Tag: Amazon Web Services

  • When AWS Goes Dark: The Real Cost of Cloud Downtime Nobody Talks About

    When AWS Goes Dark: The Real Cost of Cloud Downtime Nobody Talks About

    Picture this: It’s 9 AM on a Tuesday morning. You’ve just grabbed your coffee, settled into your desk, and suddenly your Slack explodes with panicked messages. Your application is down. Your customers can’t access their accounts. Your revenue stream just hit a brick wall. And the culprit? Amazon Web Services is experiencing an outage.

    If you’ve been in the tech world for more than a few years, this scenario probably sounds painfully familiar. AWS downtime isn’t just a technical hiccup—it’s become one of those shared traumatic experiences that bond developers and IT professionals together, like war stories from the trenches.

    The Illusion of the Invincible Cloud

    When companies first started migrating to AWS back in the early 2010s, there was this almost magical belief that we were moving to something infallible. The cloud was supposed to be this perfect, always-available infrastructure that would solve all our reliability problems. We’d never have to worry about server failures again because, hey, Amazon’s got this, right?

    Wrong.

    Don’t get me wrong—AWS is an incredible platform. The scale, the services, the innovation—it’s truly remarkable. But here’s the uncomfortable truth that nobody really likes to admit: even the mighty AWS goes down. And when it does, it takes a massive chunk of the internet with it.

    I remember the first major AWS outage I experienced personally.
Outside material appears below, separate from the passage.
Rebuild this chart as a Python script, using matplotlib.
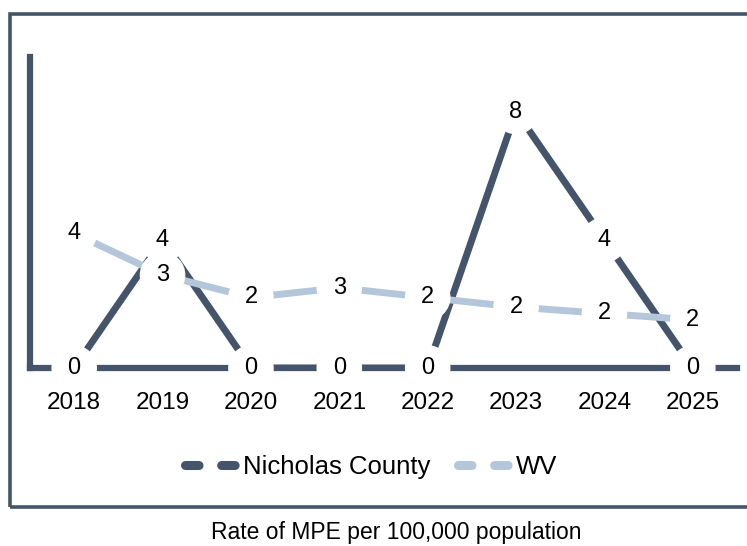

It was 2017, and the S3 outage in the US-EAST-1 region brought down websites, apps, and services across the board. What struck me wasn’t just that it happened—it was how many people were caught completely off guard. Companies that had built their entire infrastructure on AWS suddenly realized they’d put all their eggs in one very large, very sophisticated, but ultimately fallible basket.

    AWS data center server racks showing cloud infrastructure and computing hardware

    Why AWS Downtime Hits Different

    AWS downtime is particularly brutal for a few reasons that don’t always get talked about in polite company.

    First, there’s the sheer scale of impact. When AWS sneezes, the internet catches a cold. We’re talking about a platform that powers somewhere between 30-40% of the internet. That’s Netflix, Airbnb, Reddit, and thousands of other services you probably use every single day. When a major AWS region goes down, it’s not just one company’s problem—it’s an ecosystem-wide catastrophe.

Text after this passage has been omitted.